Motorola announced that Starz Entertainment will use its HD MPEG encoding system for the upcoming launch of Starz’ new HD channels. Motorola’s technology encrypts and modulates HD signals within a single integrated transmission system.
Starz will be launching Starz Comedy, Starz Edge and Starz Kids & Family by using Motorola’s modular uplink system that will support Starz’s planned migration to MPEG-4 compression.
Motorola’s MPEG-4 AVC technology handles both 1920 x 1080I and 1280 x 720P resolutions at approximately half the bandwidth required with similar MPEG-2 coded signals.

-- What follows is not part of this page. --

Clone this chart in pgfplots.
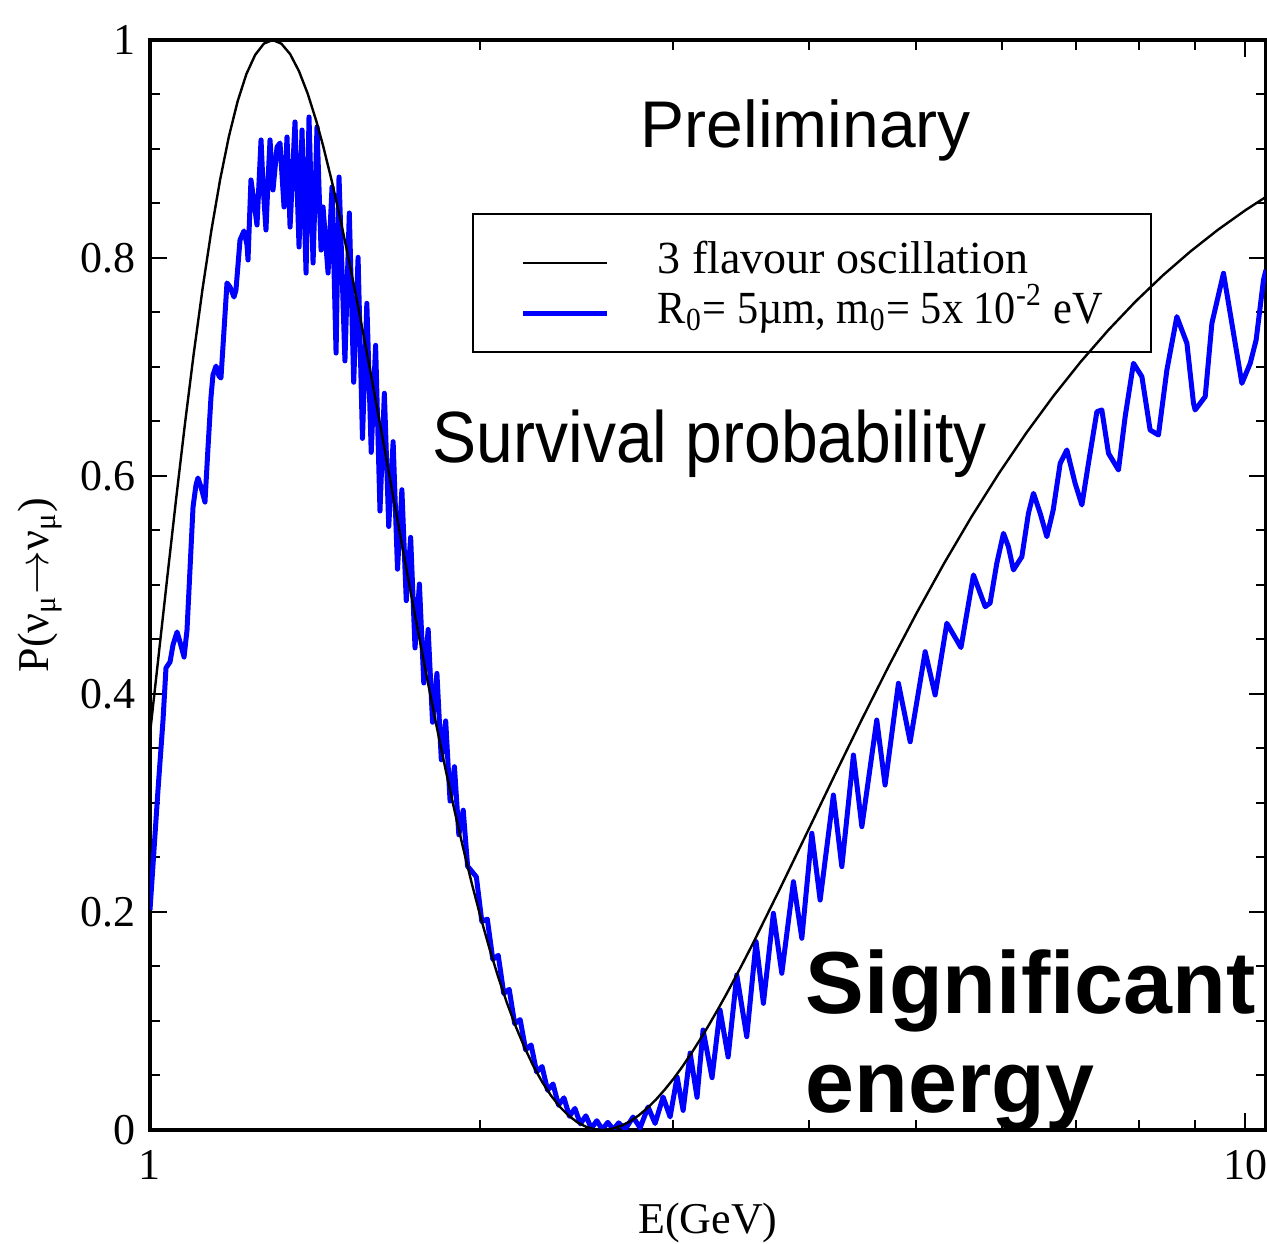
\documentclass[border=0pt]{standalone}
\usepackage{fontspec}
\setmainfont{Liberation Serif}
\newfontfamily\labelsans{Liberation Sans}
\usepackage{graphicx}
\usepackage{pgfplots}
\pgfplotsset{compat=1.18}

% Horizontal coordinate is log10(E/GeV); the tick labels show E itself.
\begin{document}
\begin{tikzpicture}
\useasboundingbox (-37.5pt,-28.5pt) rectangle (279.25pt,282.5pt);
\begin{axis}[
  at={(0,0)}, anchor=south west,
  scale only axis, width=279pt, height=272.5pt,
  xmin=0, xmax=1.019, ymin=0, ymax=1,
  axis line style={line width=0.8pt},
  xtick={0,1}, xticklabels={1,10},
  minor xtick={0.30103,0.47712,0.60206,0.69897,0.77815,0.84510,0.90309,0.95424},
  ytick={0,0.2,0.4,0.6,0.8,1}, yticklabels={0,0.2,0.4,0.6,0.8,1},
  minor ytick={0.05,0.1,0.15,0.25,0.3,0.35,0.45,0.5,0.55,0.65,0.7,0.75,0.85,0.9,0.95},
  major tick length=4.25pt, minor tick length=2.4pt,
  tick style={line width=0.5pt, black},
  tick label style={font=\fontsize{11}{13}\selectfont},
  xticklabel style={yshift=-1.5pt},
  xlabel={E(GeV)},
  ylabel={P(ν\textsubscript{μ}$\rightarrow$ν\textsubscript{μ})},
  label style={font=\fontsize{11}{13}\selectfont},
  xlabel style={at={(axis description cs:0.5,-0.0853)}, anchor=center},
  ylabel style={at={(axis description cs:-0.0986,0.5)}, anchor=center},
  legend style={at={(axis description cs:0.2885,0.841)}, anchor=north west,
    draw=black, fill=none, line width=0.5pt, inner xsep=12pt, inner ysep=5pt,
    font=\fontsize{11.5}{13}\selectfont,
    nodes={inner xsep=0pt, inner ysep=0.5pt, text height=9.2pt, text depth=1.8pt},
    column sep=12pt, row sep=0.5pt},
  legend cell align=left,
  reverse legend,
  legend image code/.code={\draw[#1] (0pt,-1.2pt) -- (21pt,-1.2pt);},
]

% extra-dimension model: R0 = 5 um, m0 = 5e-2 eV
\addplot[blue, line width=1.25pt, line join=round] coordinates {
(0.0000,0.2018) (0.0073,0.3119) (0.0119,0.3761) (0.0146,0.4239) (0.0183,0.4294)
(0.0210,0.4450) (0.0247,0.4569) (0.0274,0.4477) (0.0311,0.4339) (0.0338,0.4587)
(0.0365,0.5138) (0.0393,0.5716) (0.0420,0.5917) (0.0438,0.5982) (0.0466,0.5899)
(0.0502,0.5761) (0.0530,0.6266) (0.0557,0.6725) (0.0575,0.6927) (0.0603,0.7009)
(0.0630,0.6917) (0.0648,0.6899) (0.0676,0.7339) (0.0703,0.7771) (0.0731,0.7734)
(0.0767,0.7642) (0.0785,0.7706) (0.0822,0.8165) (0.0858,0.8248) (0.0886,0.8119)
(0.0895,0.7982) (0.0922,0.8716) (0.0941,0.8578) (0.0959,0.8440) (0.0977,0.8303)
(0.1014,0.9083) (0.1032,0.8670) (0.1059,0.8257) (0.1078,0.8716) (0.1096,0.9083)
(0.1123,0.8624) (0.1160,0.9018) (0.1187,0.9055) (0.1224,0.8468) (0.1251,0.9110)
(0.1279,0.8284) (0.1324,0.9248) (0.1361,0.8101) (0.1388,0.9174) (0.1425,0.7862)
(0.1452,0.9294) (0.1489,0.7954) (0.1525,0.9202) (0.1562,0.8073) (0.1580,0.8468)
(0.1626,0.7862) (0.1662,0.8651) (0.1699,0.7128) (0.1726,0.8743)
(0.178,0.7056) (0.182,0.8413) (0.186,0.6860) (0.190,0.8006) (0.194,0.6345)
(0.198,0.7584) (0.202,0.6217) (0.206,0.7199) (0.210,0.5679) (0.214,0.6759)
(0.218,0.5537) (0.222,0.6315) (0.226,0.5145) (0.230,0.5874) (0.234,0.4856)
(0.238,0.5437) (0.242,0.4423) (0.246,0.5009) (0.250,0.4101) (0.254,0.4592)
(0.258,0.3741) (0.262,0.4189) (0.266,0.3396) (0.270,0.3753) (0.274,0.3018)
(0.278,0.3333) (0.282,0.2709) (0.286,0.2934) (0.290,0.2420)
(0.298,0.2322) (0.303,0.1913) (0.308,0.1935) (0.313,0.1566) (0.318,0.1602)
(0.323,0.1253) (0.328,0.1290) (0.333,0.0976) (0.338,0.1013) (0.343,0.0736)
(0.348,0.0780) (0.353,0.0533) (0.358,0.0582) (0.363,0.0365) (0.368,0.0422)
(0.373,0.0228) (0.378,0.0295) (0.383,0.0126) (0.388,0.0198) (0.393,0.0056)
(0.398,0.0130) (0.403,0.0015) (0.408,0.0085) (0.413,0.0005) (0.418,0.0070)
(0.423,0.0005) (0.428,0.0065) (0.434,0.0008)
(0.4411,0.0119) (0.4475,0.0020) (0.4548,0.0211) (0.4612,0.0060) (0.4685,0.0303)
(0.4749,0.0120) (0.4813,0.0486) (0.4868,0.0180) (0.4932,0.0706) (0.4995,0.0300)
(0.5050,0.0917) (0.5132,0.0480) (0.5205,0.1101) (0.5279,0.0670) (0.5358,0.1422)
(0.5449,0.0856) (0.5534,0.1728) (0.5601,0.1162) (0.5692,0.1988) (0.5769,0.1438)
(0.5875,0.2278) (0.5952,0.1759) (0.6043,0.2722) (0.6119,0.2110) (0.6240,0.3073)
(0.6317,0.2416) (0.6423,0.3440) (0.6500,0.2783) (0.6636,0.3761) (0.6712,0.3165)
(0.6834,0.4098) (0.6941,0.3562) (0.7078,0.4388) (0.7169,0.3991) (0.7276,0.4649)
(0.7405,0.4426)
(0.7519,0.5092) (0.7626,0.4801) (0.7671,0.4835) (0.7732,0.5199) (0.7793,0.5474)
(0.7838,0.5352) (0.7884,0.5138) (0.7961,0.5260) (0.8021,0.5658) (0.8067,0.5841)
(0.8128,0.5658) (0.8189,0.5443) (0.8247,0.5688) (0.8311,0.6117) (0.8372,0.6239)
(0.8447,0.5933) (0.8509,0.5734) (0.8569,0.6117) (0.8646,0.6590) (0.8691,0.6606)
(0.8752,0.6208) (0.8843,0.6055) (0.8904,0.6544) (0.8980,0.7034) (0.9057,0.6911)
(0.9132,0.6422) (0.9208,0.6376) (0.9285,0.6972) (0.9376,0.7462) (0.9468,0.7217)
(0.9528,0.6667) (0.9543,0.6606) (0.9635,0.6728) (0.9696,0.7401) (0.9802,0.7860)
(0.9863,0.7493) (0.9970,0.6850) (1.0046,0.7034) (1.0100,0.7248) (1.0167,0.7798)
(1.0190,0.7890)
};
\addlegendentry{\scalebox{0.92}[1]{R\textsubscript{0}= 5µm, m\textsubscript{0}= 5x 10\textsuperscript{-2} eV}}

% standard three-flavour survival probability
\addplot[black, line width=0.6pt] coordinates {
(0.000,0.3637) (0.008,0.4364) (0.016,0.5090) (0.024,0.5802) (0.032,0.6485)
(0.040,0.7127) (0.048,0.7718) (0.056,0.8250) (0.064,0.8717) (0.072,0.9113)
(0.080,0.9437) (0.088,0.9687) (0.096,0.9863) (0.104,0.9967) (0.112,1.0000)
(0.120,0.9966) (0.128,0.9870) (0.136,0.9715) (0.144,0.9508) (0.152,0.9252)
(0.158,0.9032) (0.166,0.8706) (0.174,0.8348) (0.182,0.7963) (0.190,0.7556)
(0.198,0.7134) (0.206,0.6699) (0.214,0.6259) (0.222,0.5815) (0.230,0.5374)
(0.238,0.4937) (0.246,0.4509) (0.254,0.4092) (0.262,0.3689) (0.270,0.3303)
(0.278,0.2933) (0.286,0.2584) (0.294,0.2255) (0.302,0.1948) (0.310,0.1664)
(0.318,0.1402) (0.326,0.1164) (0.334,0.0949) (0.342,0.0757) (0.350,0.0588)
(0.358,0.0442) (0.366,0.0318) (0.374,0.0215) (0.382,0.0134) (0.390,0.0072)
(0.398,0.0030) (0.406,0.0006) (0.414,0.0000) (0.422,0.0011) (0.430,0.0037)
(0.438,0.0077) (0.446,0.0132) (0.454,0.0200) (0.462,0.0279) (0.470,0.0370)
(0.478,0.0470) (0.486,0.0580) (0.494,0.0699) (0.502,0.0825) (0.510,0.0958)
(0.518,0.1097) (0.526,0.1241) (0.534,0.1391) (0.542,0.1544) (0.550,0.1701)
(0.575,0.2209) (0.600,0.2729) (0.625,0.3252) (0.650,0.3767) (0.675,0.4265)
(0.700,0.4743) (0.725,0.5197) (0.750,0.5624) (0.775,0.6022) (0.800,0.6393)
(0.825,0.6735) (0.850,0.7050) (0.875,0.7338) (0.900,0.7602) (0.925,0.7842)
(0.950,0.8060) (0.975,0.8258) (1.000,0.8437) (1.019,0.8561)
};
\addlegendentry{3 flavour oscillation}

\node[anchor=base west, inner sep=0pt, font=\labelsans\fontsize{16.5}{18}\selectfont]
  at (axis cs:0.4475,0.9018) {Preliminary};
\node[anchor=base west, inner sep=0pt, font=\labelsans\fontsize{16.5}{18}\selectfont]
  at (axis cs:0.2575,0.6120) {\scalebox{1}[1.1]{Survival probability}};
\node[anchor=base west, inner sep=0pt, font=\labelsans\bfseries\fontsize{22}{24}\selectfont]
  at (axis cs:0.5982,0.1073) {Significant};
\node[anchor=base west, inner sep=0pt, font=\labelsans\bfseries\fontsize{22}{24}\selectfont]
  at (axis cs:0.5982,0.0165) {energy};
\end{axis}
\end{tikzpicture}
\end{document}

A key feature of the enhanced content delivery chain is Motorola’s new DSR4410MD multi-program demodulator/decryptor. The one rack-unit product receives DVB-S2 modulated signals and decrypts up to 64 services from a single MPEG-2 transport stream. Motorola said testing with Starz signals has shown reliable transmission at 77.5 Mbps using a 36 MHz, C-Band transponder, which translates into four-to-five MPEG-2 HD streams or as many as 10 MPEG-4/AVC HD streams.
“We were very pleased with the quality and efficiency offered by Motorola’s new modular uplink system,” said Ray Milius, senior vice president, programming operations for Starz Entertainment, in a statement. “Both the MPEG-2 and MPEG-4 HD encoders interfaced seamlessly with the access control and transmission system in use today, so adding current and future HD services is very straightforward.”
Cable operators look forward to optimizing the bandwidth savings that MPEG-4 offers, but they also face the issue of the legacy MPEG-2 boxes that are currently deployed in the field. With broadcasters such as Starz and HBO moving to HD MPEG-4, cable operators are expected to start taking delivery of MPEG-4 enabled set-top boxes next year.